After a two-month pause, the Monetary Policy Committee led by Governor Sahap Kavcioglu lowered its one-week repo rate to 8.5% — the lowest in three years — from 9%. Most economists surveyed by Bloomberg expected a full percentage-point reduction. The Turkish lira weakened slightly after the decision.
The MPC said rates are now “adequate to support the necessary recovery in the aftermath of the earthquake,” according to a statement on Thursday. Just last month, it removed the word “adequate” from its guidance in describing rates.
“It has become even more important to keep financial conditions supportive to preserve the growth momentum in industrial production and the positive trend in employment after the earthquake,” the MPC said. It’s also on alert for “the effect of earthquake-driven supply-demand imbalances on inflation.”
With critical elections slated for May, the MPC was tilting dovish even before the twin quakes on Feb. 6 jolted provinces that account for about a 10th of Turkey’s economic output. In the belief that lower rates can cool off inflation, President Recep Tayyip Erdogan has been bent on pushing borrowing costs ever lower even after 500 basis points of monetary easing last year.
The disaster that’s killed over 43,000 people in Turkey and destroyed thousands of buildings has only added urgency for the central bank to deliver more monetary stimulus despite rates already being almost 50% below zero when adjusted for inflation.

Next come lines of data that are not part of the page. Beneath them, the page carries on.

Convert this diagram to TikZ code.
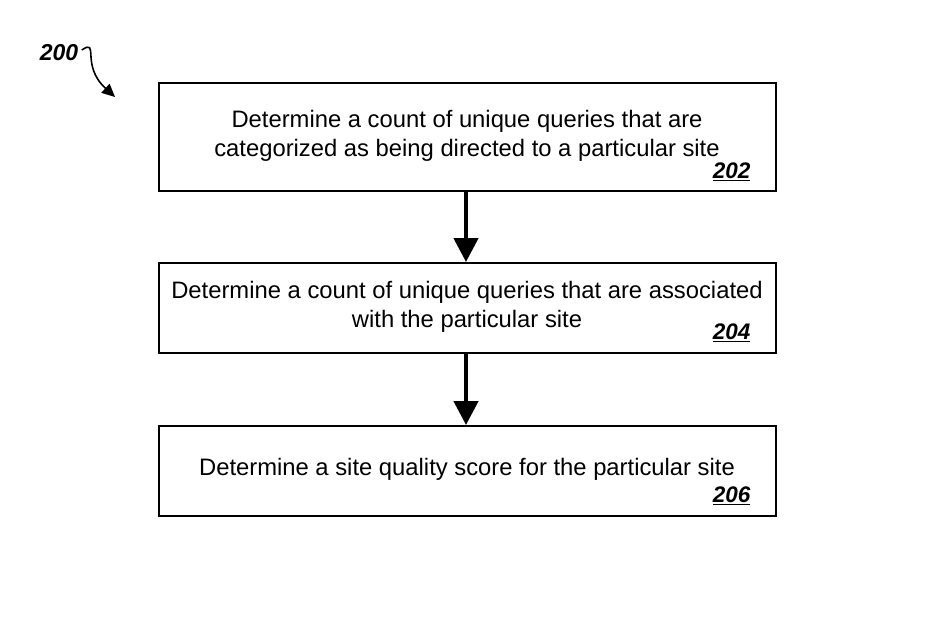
\documentclass[tikz,border=0pt]{standalone}
\usepackage{fontspec}
\setmainfont{Liberation Sans}
\usetikzlibrary{arrows.meta}
\begin{document}
\begin{tikzpicture}[x=1pt,y=-1pt,
 box/.style={draw,line width=1.6pt,minimum width=617pt,anchor=north west,inner sep=0},
 txt/.style={font=\fontsize{23.8}{29}\selectfont,align=center},
 num/.style={font=\fontsize{22.5}{26}\selectfont\bfseries\itshape,anchor=south east},
 conn/.style={line width=4.5pt,-{Triangle[length=24pt,width=24pt]}}]
\useasboundingbox (0,0) rectangle (931,622);
\node[box,minimum height=108pt] (b1) at (158,82) {};
\node[box,minimum height=90pt] (b2) at (158,262) {};
\node[box,minimum height=90pt] (b3) at (158,425) {};
\node[txt] (t1) at (467,136) {Determine a count of unique queries that are\\categorized as being directed to a particular site};
\node[txt] (t2) at (467,307) {Determine a count of unique queries that are associated\\with the particular site};
\node[txt] (t3) at (467,469) {Determine a site quality score for the particular site};
\node[num] (n1) at (754,184) {\underline{202}};
\node[num] (n2) at (754,345) {\underline{204}};
\node[num] (n3) at (754,508) {\underline{206}};
\draw[conn] (b1.south -| 466,0) -- (b2.north -| 466,0);
\draw[conn] (b2.south -| 466,0) -- (b3.north -| 466,0);
\node[font=\fontsize{23}{26}\selectfont\bfseries\itshape] (l200) at (59,53) {200};
\coordinate (e200) at (115,97);
\draw[line width=1.6pt,-{Triangle[length=13pt,width=12pt]}] (l200.east) ++(0,-3) .. controls (100,38) and (80,65) .. (e200);
\end{tikzpicture}
\end{document}
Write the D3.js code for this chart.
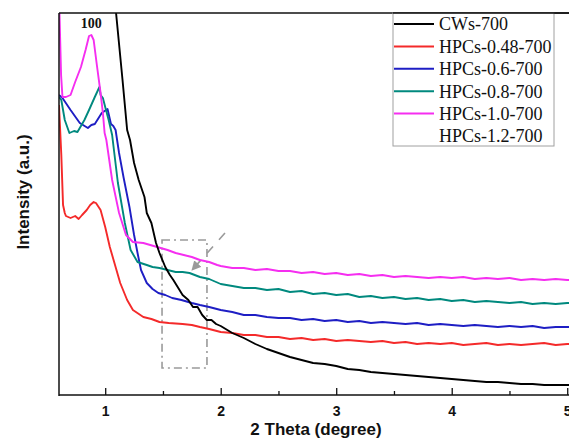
<!DOCTYPE html>
<html><head><meta charset="utf-8">
<script src="https://cdn.jsdelivr.net/npm/d3@7/dist/d3.min.js"></script>
<style>body{margin:0;background:#fff}svg{display:block}</style>
</head><body>
<svg id="chart" width="569" height="438"></svg>
<script>
// Data: [2θ (degree), intensity (a.u.)]
const seriesNames = ["CWs-700","HPCs-0.48-700","HPCs-0.6-700","HPCs-0.8-700","HPCs-1.0-700","HPCs-1.2-700"];
const seriesColors = ["#000000","#f42a2a","#1e1ec4","#00897e","#f52ef0","none"];
const xTicks = [1,2,3,4,5];
const xMinorTicks = [1.5,2.5,3.5,4.5];
const peakLabel = "100";

const cws700 = [[1.0,470],[1.094,382],[1.15,315],[1.19,265],[1.215,255],[1.25,232],[1.29,215],[1.34,198],[1.36,182],
 [1.40,172],[1.44,152],[1.47,142],[1.52,128],[1.56,120],[1.59,115],[1.67,100],[1.72,95],[1.76,88],[1.80,88],[1.84,80],[1.88,75],[1.92,75],[1.96,71],
 [2.0,69],[2.1,62],[2.2,57],[2.3,51],[2.4,46],[2.5,42],[2.6,38],[2.7,35],[2.8,32],[2.9,31],[3.0,29],[3.1,26],[3.2,25],[3.3,23],[3.4,22],[3.5,21],
 [3.6,20],[3.7,19],[3.8,18],[3.9,17],[4.0,16],[4.1,15],[4.2,14],[4.3,13],[4.4,13],[4.5,12],[4.6,11],[4.7,11],[4.8,10],[4.9,10],[5.0,10],[5.1,10]];

const hpcs048 = [[0.60,290],[0.62,240],[0.635,190],[0.65,182],[0.66,179],[0.70,177],[0.74,179],[0.77,176],[0.80,180],[0.84,185],[0.87,190],[0.90,193],
 [0.92,192],[0.96,185],[1.00,168],[1.04,148],[1.09,128],[1.13,112],[1.19,95],[1.24,85],[1.33,78],[1.4,76],[1.47,73],[1.55,72],[1.67,71],[1.75,70],
 [1.82,68],[1.9,66],[2.0,63],[2.1,62],[2.2,60],[2.3,60],[2.4,58],[2.5,58],[2.6,56],[2.7,57],[2.8,55],[2.9,56],[3.0,54],[3.1,55],[3.2,54],[3.3,53],
 [3.4,54],[3.5,52],[3.6,53],[3.7,51],[3.8,52],[3.9,51],[4.0,52],[4.1,50],[4.2,51],[4.3,52],[4.4,50],[4.5,51],[4.6,50],[4.7,51],[4.8,52],[4.9,50],[5.0,51],[5.1,51]];

const hpcs06 = [[0.60,300],[0.63,297],[0.70,285],[0.78,272],[0.85,267],[0.88,270],[0.91,271],[0.97,282],[1.02,286],[1.05,271],[1.07,269],[1.09,265],
 [1.12,242],[1.16,217],[1.21,188],[1.25,160],[1.28,142],[1.31,125],[1.36,112],[1.41,106],[1.46,102],[1.52,100],[1.58,97],[1.66,95],[1.75,92],
 [1.82,90],[1.90,88],[2.0,85],[2.1,83],[2.2,80],[2.3,80],[2.4,78],[2.5,77],[2.6,77],[2.7,75],[2.8,76],[2.9,74],[3.0,75],[3.1,73],[3.2,74],[3.3,72],
 [3.4,73],[3.5,72],[3.6,71],[3.7,72],[3.8,70],[3.9,71],[4.0,70],[4.1,69],[4.2,70],[4.3,69],[4.4,68],[4.5,69],[4.6,68],[4.7,69],[4.8,67],[4.9,68],[5.0,68],[5.1,68]];

const hpcs08 = [[0.60,298],[0.62,295],[0.65,275],[0.69,262],[0.73,264],[0.76,263],[0.82,275],[0.86,285],[0.91,298],[0.95,308],[0.96,300],[0.98,297],
 [1.00,288],[1.03,275],[1.06,260],[1.11,212],[1.17,172],[1.22,145],[1.28,133],[1.36,130],[1.41,128],[1.47,127],[1.54,125],[1.61,123],[1.67,123],
 [1.73,122],[1.82,118],[1.9,116],[1.96,113],[2.0,111],[2.1,109],[2.2,107],[2.3,107],[2.4,105],[2.5,106],[2.6,103],[2.7,104],[2.8,101],[2.9,102],
 [3.0,100],[3.1,101],[3.2,98],[3.3,99],[3.4,97],[3.5,98],[3.6,96],[3.7,97],[3.8,95],[3.9,96],[4.0,94],[4.1,95],[4.2,93],[4.3,94],[4.4,93],[4.5,92],
 [4.6,93],[4.7,91],[4.8,92],[4.9,91],[5.0,92],[5.1,92]];

const hpcs10 = [[0.60,400],[0.618,320],[0.63,298],[0.66,298],[0.70,300],[0.74,313],[0.79,328],[0.83,345],[0.86,359],[0.88,360],[0.90,355],[0.93,328],
 [0.96,302],[0.98,282],[0.995,262],[1.01,255],[1.06,215],[1.12,182],[1.18,160],[1.24,153],[1.33,152],[1.39,150],[1.45,148],[1.54,145],[1.61,142],
 [1.68,140],[1.75,138],[1.82,135],[1.9,133],[1.97,130],[2.0,129],[2.1,127],[2.2,127],[2.3,125],[2.4,126],[2.5,124],[2.6,124],[2.7,122],[2.8,123],
 [2.9,121],[3.0,122],[3.1,120],[3.2,121],[3.3,119],[3.4,120],[3.5,118],[3.6,119],[3.7,118],[3.8,117],[3.9,118],[4.0,117],[4.1,118],[4.2,116],
 [4.3,117],[4.4,116],[4.5,117],[4.6,115],[4.7,116],[4.8,115],[4.9,116],[5.0,115],[5.1,115]];

const hpcs12 = [];

// Inset marker box (2θ range, intensity range) and leader arrow
const boxTheta = [1.492, 1.881];
const boxIntensity = [27, 155];
const arrowFrom = [2.037, 162];
const arrowTo = [1.752, 125];

const W = 569, H = 438;
const svg = d3.select("#chart");
const x = d3.scaleLinear().domain([0.6, 5.05]).range([59, 573]);
const y = d3.scaleLinear().domain([0, 382]).range([395, 13]);

svg.append("defs").append("clipPath").attr("id","clip")
  .append("rect").attr("x",59).attr("y",13).attr("width",W-59).attr("height",382);
svg.select("defs").append("marker").attr("id","arr").attr("viewBox","0 0 10 10")
  .attr("refX",9).attr("refY",5).attr("markerWidth",6).attr("markerHeight",6).attr("orient","auto")
  .append("path").attr("d","M0,0L10,5L0,10z").attr("fill","#9a9a9a");

const allSeries = [cws700, hpcs048, hpcs06, hpcs08, hpcs10, hpcs12];
const line = d3.line().x(d=>x(d[0])).y(d=>y(d[1]));
const plot = svg.append("g").attr("clip-path","url(#clip)");

// dash-dot box
plot.append("rect")
  .attr("x", x(boxTheta[0])).attr("y", y(boxIntensity[1]))
  .attr("width", x(boxTheta[1]) - x(boxTheta[0])).attr("height", y(boxIntensity[0]) - y(boxIntensity[1]))
  .attr("fill","none").attr("stroke","#9a9a9a").attr("stroke-width",1.6).attr("stroke-dasharray","8,4,2,4");
plot.append("line")
  .attr("x1", x(arrowFrom[0])).attr("y1", y(arrowFrom[1])).attr("x2", x(arrowTo[0])).attr("y2", y(arrowTo[1]))
  .attr("stroke","#9a9a9a").attr("stroke-width",1.6).attr("stroke-dasharray","9,9").attr("marker-end","url(#arr)");

// order of drawing: back to front
[1,2,3,4,0].forEach(i=>{
  if (!allSeries[i].length) return;
  plot.append("path").datum(allSeries[i]).attr("d", line)
    .attr("fill","none").attr("stroke", seriesColors[i]).attr("stroke-width",1.9).attr("stroke-linejoin","round");
});

// axes
const xAxis = svg.append("g").attr("transform","translate(0,395)")
  .call(d3.axisBottom(x).tickValues(xTicks).tickFormat(d3.format("d")).tickSizeInner(-7).tickSizeOuter(0).tickPadding(11));
xAxis.select(".domain").remove();
xAxis.selectAll("line").attr("stroke","#111").attr("stroke-width",1.3);
xAxis.selectAll("text").attr("font-family","Liberation Sans, Arial, sans-serif").attr("font-weight","bold").attr("font-size",14).attr("fill","#111");
const xMinor = svg.append("g").attr("transform","translate(0,395)")
  .call(d3.axisBottom(x).tickValues(xMinorTicks).tickFormat("").tickSizeInner(-4).tickSizeOuter(0));
xMinor.select(".domain").remove();
xMinor.selectAll("line").attr("stroke","#111").attr("stroke-width",1.3);

svg.append("line").attr("x1",59).attr("x2",W).attr("y1",395).attr("y2",395).attr("stroke","#111").attr("stroke-width",1.5);
svg.append("line").attr("x1",59).attr("x2",W).attr("y1",13).attr("y2",13).attr("stroke","#111").attr("stroke-width",1.5);
svg.append("line").attr("x1",59).attr("x2",59).attr("y1",13).attr("y2",396).attr("stroke","#111").attr("stroke-width",1.5);

svg.append("text").attr("x",316).attr("y",435).attr("text-anchor","middle")
  .attr("font-family","Liberation Sans, Arial, sans-serif").attr("font-weight","bold").attr("font-size",17)
  .attr("fill","#111").text("2 Theta (degree)");
svg.append("text").attr("transform","translate(29,192) rotate(-90)").attr("text-anchor","middle")
  .attr("font-family","Liberation Sans, Arial, sans-serif").attr("font-weight","bold").attr("font-size",17)
  .attr("fill","#111").text("Intensity (a.u.)");

// peak label
svg.append("text").attr("x", x(0.88)).attr("y", 28).attr("text-anchor","middle")
  .attr("font-family","Liberation Serif, Times New Roman, serif").attr("font-weight","bold").attr("font-size",14)
  .attr("fill","#111").text(peakLabel);

// legend
const lg = svg.append("g");
lg.append("rect").attr("x",393).attr("y",13).attr("width",161).attr("height",133)
  .attr("fill","#fff").attr("stroke","#a0a0a0").attr("stroke-width",1);
seriesNames.forEach((n,i)=>{
  const cy = 24 + i*22.4;
  if (seriesColors[i] !== "none")
    lg.append("line").attr("x1",394).attr("x2",434).attr("y1",cy).attr("y2",cy)
      .attr("stroke",seriesColors[i]).attr("stroke-width",2);
  lg.append("text").attr("x",439).attr("y",cy).attr("dy","0.35em")
    .attr("font-family","Liberation Serif, Times New Roman, serif").attr("font-size",18)
    .attr("fill","#111").text(n);
});
svg.append("line").attr("x1",393).attr("x2",W).attr("y1",13).attr("y2",13).attr("stroke","#111").attr("stroke-width",1.5);
</script>
</body></html>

“Remarks from President Erdogan are likely to prove crucial in assessing whether today’s lower than expected 50 basis-point cut will be followed by further monetary policy easing ahead of general elections in May,” said Piotr Matys, a senior analyst at In Touch Capital Markets.
Coming off the worst inflation crisis since 1998, the economy is in for a new shock that threatens growth and will strain a budget that ended last year with its smallest deficit in more than a decade. The disaster is also changing the political calculus for Erdogan by opening him up to accusations from the opposition over the government’s handling of the relief effort.